# [To do]
Among the entries below, find the line with "Rebuild this chart", then quote it and each following line up to and including the line with "return [s] * (n - 1) + [0]", and nothing else.

# [Input records]
____
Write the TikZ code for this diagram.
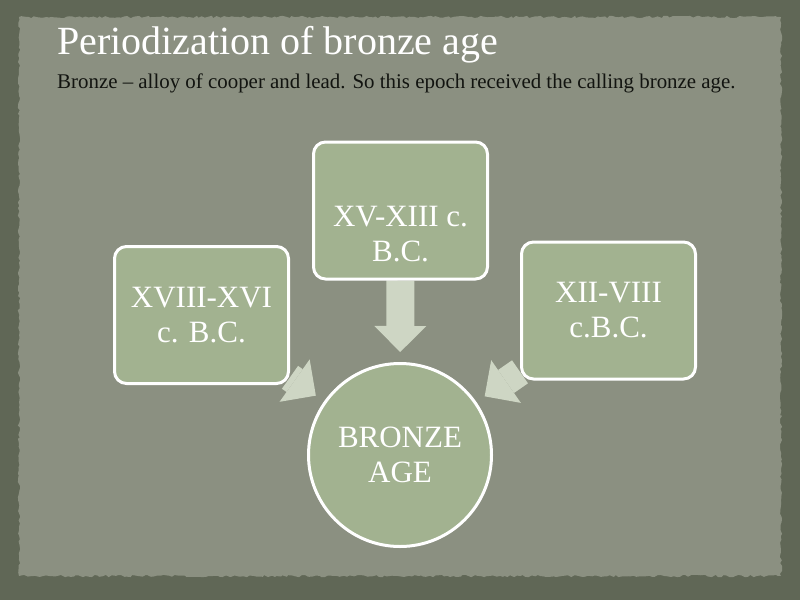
____
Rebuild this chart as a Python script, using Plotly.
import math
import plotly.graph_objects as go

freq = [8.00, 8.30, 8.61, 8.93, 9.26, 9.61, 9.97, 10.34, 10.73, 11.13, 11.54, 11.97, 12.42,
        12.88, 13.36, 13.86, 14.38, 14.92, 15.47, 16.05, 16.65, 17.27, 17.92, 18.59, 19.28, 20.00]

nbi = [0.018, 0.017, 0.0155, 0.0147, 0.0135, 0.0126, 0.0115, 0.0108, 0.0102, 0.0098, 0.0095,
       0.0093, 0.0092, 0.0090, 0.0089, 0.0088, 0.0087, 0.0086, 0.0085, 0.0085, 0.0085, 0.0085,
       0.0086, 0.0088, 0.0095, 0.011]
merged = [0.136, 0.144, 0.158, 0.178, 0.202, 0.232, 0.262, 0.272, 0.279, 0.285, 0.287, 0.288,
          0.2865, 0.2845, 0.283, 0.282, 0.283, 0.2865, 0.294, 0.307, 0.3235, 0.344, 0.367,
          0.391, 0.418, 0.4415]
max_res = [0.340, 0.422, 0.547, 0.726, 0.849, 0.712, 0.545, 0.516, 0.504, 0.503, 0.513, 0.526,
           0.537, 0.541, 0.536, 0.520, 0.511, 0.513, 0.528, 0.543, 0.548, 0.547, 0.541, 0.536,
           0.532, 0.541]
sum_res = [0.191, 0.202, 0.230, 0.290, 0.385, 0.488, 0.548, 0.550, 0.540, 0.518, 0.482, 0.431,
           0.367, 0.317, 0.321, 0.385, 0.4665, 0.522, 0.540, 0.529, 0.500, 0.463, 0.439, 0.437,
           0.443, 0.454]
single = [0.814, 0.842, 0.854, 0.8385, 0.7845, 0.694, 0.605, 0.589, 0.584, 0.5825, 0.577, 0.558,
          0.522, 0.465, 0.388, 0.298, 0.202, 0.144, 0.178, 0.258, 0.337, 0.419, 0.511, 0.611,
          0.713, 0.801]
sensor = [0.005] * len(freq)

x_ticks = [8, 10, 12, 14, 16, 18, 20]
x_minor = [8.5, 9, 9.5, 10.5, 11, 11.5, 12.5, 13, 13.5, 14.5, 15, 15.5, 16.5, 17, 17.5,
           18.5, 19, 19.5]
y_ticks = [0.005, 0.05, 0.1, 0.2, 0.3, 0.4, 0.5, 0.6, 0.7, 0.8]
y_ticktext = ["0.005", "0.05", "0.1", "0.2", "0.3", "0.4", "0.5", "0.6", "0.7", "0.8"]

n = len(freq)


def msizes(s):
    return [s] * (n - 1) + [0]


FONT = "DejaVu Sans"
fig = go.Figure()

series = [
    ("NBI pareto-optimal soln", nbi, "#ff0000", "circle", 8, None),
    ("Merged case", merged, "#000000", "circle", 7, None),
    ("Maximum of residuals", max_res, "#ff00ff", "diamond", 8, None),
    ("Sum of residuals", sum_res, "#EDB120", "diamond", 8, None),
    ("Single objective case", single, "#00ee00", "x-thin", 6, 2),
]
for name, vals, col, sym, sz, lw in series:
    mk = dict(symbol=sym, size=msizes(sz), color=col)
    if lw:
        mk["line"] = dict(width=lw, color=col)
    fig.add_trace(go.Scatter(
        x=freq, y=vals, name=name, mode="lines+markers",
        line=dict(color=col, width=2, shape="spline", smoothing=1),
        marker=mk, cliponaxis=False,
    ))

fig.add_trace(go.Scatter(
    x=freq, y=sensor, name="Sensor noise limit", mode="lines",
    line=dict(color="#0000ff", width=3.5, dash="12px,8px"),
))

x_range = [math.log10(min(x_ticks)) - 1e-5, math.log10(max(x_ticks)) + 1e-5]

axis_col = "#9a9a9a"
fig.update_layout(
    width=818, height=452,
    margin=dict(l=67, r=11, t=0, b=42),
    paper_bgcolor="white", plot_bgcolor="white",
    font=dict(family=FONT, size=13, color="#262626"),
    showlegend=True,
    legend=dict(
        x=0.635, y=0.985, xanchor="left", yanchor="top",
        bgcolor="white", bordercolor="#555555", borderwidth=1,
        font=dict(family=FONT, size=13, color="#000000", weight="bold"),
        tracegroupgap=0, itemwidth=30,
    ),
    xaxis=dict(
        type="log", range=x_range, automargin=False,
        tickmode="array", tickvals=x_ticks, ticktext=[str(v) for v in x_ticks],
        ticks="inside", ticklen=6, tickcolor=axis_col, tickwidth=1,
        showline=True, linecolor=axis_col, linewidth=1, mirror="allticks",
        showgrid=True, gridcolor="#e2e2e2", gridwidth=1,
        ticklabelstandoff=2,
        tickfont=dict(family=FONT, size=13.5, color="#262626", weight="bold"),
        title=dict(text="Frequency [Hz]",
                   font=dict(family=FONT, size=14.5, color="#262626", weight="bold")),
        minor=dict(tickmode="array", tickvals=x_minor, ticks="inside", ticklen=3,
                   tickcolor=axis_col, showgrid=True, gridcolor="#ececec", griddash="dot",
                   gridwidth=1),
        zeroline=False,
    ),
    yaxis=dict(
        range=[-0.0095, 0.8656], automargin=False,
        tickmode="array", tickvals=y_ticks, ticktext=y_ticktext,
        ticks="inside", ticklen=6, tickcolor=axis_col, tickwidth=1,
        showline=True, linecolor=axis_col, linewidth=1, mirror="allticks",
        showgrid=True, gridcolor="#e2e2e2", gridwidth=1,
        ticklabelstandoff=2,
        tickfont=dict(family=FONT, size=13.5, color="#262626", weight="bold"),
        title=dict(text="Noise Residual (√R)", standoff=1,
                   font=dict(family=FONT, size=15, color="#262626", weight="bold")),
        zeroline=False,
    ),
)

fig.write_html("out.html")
____
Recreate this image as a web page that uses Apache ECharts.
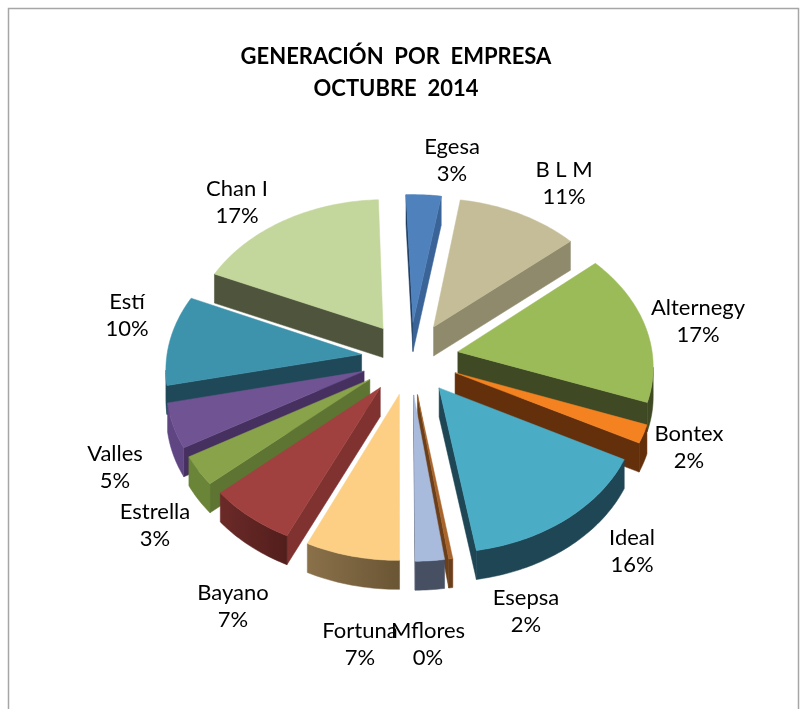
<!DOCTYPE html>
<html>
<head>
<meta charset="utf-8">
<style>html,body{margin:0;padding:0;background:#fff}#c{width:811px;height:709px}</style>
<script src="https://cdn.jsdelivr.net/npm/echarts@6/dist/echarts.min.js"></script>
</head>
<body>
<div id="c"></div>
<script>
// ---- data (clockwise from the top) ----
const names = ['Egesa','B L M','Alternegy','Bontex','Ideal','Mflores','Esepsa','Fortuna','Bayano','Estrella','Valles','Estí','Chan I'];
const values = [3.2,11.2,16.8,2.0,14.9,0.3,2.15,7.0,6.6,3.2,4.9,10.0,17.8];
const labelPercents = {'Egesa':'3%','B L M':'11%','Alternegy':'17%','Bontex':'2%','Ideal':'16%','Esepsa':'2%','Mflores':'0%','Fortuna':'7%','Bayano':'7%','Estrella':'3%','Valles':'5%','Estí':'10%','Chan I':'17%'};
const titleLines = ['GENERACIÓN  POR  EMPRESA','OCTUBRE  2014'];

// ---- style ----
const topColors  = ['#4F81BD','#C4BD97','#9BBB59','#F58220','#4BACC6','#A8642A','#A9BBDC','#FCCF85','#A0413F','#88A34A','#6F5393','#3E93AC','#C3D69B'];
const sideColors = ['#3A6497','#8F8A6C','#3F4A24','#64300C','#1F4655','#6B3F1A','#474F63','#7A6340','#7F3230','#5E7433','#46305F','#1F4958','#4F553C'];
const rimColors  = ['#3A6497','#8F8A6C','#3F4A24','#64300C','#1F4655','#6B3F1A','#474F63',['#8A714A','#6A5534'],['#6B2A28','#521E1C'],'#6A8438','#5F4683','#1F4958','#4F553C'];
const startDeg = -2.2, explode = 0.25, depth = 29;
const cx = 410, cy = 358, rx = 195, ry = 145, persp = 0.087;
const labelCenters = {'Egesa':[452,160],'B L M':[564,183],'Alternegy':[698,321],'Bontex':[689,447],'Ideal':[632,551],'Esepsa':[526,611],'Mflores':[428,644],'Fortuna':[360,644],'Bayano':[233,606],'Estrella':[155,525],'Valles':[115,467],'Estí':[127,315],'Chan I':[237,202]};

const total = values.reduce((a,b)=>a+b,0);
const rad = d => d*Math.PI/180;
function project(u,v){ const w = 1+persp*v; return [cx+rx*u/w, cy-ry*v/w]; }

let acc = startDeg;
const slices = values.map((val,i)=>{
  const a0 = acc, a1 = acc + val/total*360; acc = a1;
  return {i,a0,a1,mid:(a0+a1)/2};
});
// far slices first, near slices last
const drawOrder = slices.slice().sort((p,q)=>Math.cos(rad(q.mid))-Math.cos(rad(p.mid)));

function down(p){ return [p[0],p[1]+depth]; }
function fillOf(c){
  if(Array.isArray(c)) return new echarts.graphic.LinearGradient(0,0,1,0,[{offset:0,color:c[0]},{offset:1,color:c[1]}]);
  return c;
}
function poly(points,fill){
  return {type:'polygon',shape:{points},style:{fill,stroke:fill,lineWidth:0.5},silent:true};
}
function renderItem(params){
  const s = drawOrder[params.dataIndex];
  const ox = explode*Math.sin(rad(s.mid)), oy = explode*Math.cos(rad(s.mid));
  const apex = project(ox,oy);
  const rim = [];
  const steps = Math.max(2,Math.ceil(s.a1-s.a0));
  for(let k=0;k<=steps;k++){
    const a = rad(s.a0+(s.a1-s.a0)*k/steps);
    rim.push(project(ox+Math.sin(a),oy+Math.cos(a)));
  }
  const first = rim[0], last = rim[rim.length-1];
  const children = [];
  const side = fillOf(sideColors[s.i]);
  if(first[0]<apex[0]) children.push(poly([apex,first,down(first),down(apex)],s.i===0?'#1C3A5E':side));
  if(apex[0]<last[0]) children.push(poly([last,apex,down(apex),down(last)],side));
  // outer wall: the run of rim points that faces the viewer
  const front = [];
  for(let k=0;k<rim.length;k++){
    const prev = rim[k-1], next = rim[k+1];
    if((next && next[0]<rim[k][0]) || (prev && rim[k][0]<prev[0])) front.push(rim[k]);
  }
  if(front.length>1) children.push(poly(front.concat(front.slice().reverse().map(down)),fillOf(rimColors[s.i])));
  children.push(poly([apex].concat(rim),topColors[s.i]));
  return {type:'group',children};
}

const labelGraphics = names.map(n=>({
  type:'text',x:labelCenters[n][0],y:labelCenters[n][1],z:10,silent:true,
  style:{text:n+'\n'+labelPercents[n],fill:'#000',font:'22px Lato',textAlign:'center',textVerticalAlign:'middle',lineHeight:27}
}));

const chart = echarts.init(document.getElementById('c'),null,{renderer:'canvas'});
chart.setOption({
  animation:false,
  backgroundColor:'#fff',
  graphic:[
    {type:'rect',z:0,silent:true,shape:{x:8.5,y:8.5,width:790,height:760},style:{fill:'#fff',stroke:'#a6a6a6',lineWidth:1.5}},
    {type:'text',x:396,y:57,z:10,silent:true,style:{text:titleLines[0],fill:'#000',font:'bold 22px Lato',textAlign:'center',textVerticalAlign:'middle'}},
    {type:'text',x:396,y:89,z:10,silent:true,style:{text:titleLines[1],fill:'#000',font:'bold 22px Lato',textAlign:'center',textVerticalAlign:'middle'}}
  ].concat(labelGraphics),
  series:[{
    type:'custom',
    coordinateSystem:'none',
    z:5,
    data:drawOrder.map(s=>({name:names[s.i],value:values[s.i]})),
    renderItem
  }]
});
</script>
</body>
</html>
____
# [Full solution]
Rebuild this chart as a Python script, using Plotly.
import math
import plotly.graph_objects as go

freq = [8.00, 8.30, 8.61, 8.93, 9.26, 9.61, 9.97, 10.34, 10.73, 11.13, 11.54, 11.97, 12.42,
        12.88, 13.36, 13.86, 14.38, 14.92, 15.47, 16.05, 16.65, 17.27, 17.92, 18.59, 19.28, 20.00]

nbi = [0.018, 0.017, 0.0155, 0.0147, 0.0135, 0.0126, 0.0115, 0.0108, 0.0102, 0.0098, 0.0095,
       0.0093, 0.0092, 0.0090, 0.0089, 0.0088, 0.0087, 0.0086, 0.0085, 0.0085, 0.0085, 0.0085,
       0.0086, 0.0088, 0.0095, 0.011]
merged = [0.136, 0.144, 0.158, 0.178, 0.202, 0.232, 0.262, 0.272, 0.279, 0.285, 0.287, 0.288,
          0.2865, 0.2845, 0.283, 0.282, 0.283, 0.2865, 0.294, 0.307, 0.3235, 0.344, 0.367,
          0.391, 0.418, 0.4415]
max_res = [0.340, 0.422, 0.547, 0.726, 0.849, 0.712, 0.545, 0.516, 0.504, 0.503, 0.513, 0.526,
           0.537, 0.541, 0.536, 0.520, 0.511, 0.513, 0.528, 0.543, 0.548, 0.547, 0.541, 0.536,
           0.532, 0.541]
sum_res = [0.191, 0.202, 0.230, 0.290, 0.385, 0.488, 0.548, 0.550, 0.540, 0.518, 0.482, 0.431,
           0.367, 0.317, 0.321, 0.385, 0.4665, 0.522, 0.540, 0.529, 0.500, 0.463, 0.439, 0.437,
           0.443, 0.454]
single = [0.814, 0.842, 0.854, 0.8385, 0.7845, 0.694, 0.605, 0.589, 0.584, 0.5825, 0.577, 0.558,
          0.522, 0.465, 0.388, 0.298, 0.202, 0.144, 0.178, 0.258, 0.337, 0.419, 0.511, 0.611,
          0.713, 0.801]
sensor = [0.005] * len(freq)

x_ticks = [8, 10, 12, 14, 16, 18, 20]
x_minor = [8.5, 9, 9.5, 10.5, 11, 11.5, 12.5, 13, 13.5, 14.5, 15, 15.5, 16.5, 17, 17.5,
           18.5, 19, 19.5]
y_ticks = [0.005, 0.05, 0.1, 0.2, 0.3, 0.4, 0.5, 0.6, 0.7, 0.8]
y_ticktext = ["0.005", "0.05", "0.1", "0.2", "0.3", "0.4", "0.5", "0.6", "0.7", "0.8"]

n = len(freq)


def msizes(s):
    return [s] * (n - 1) + [0]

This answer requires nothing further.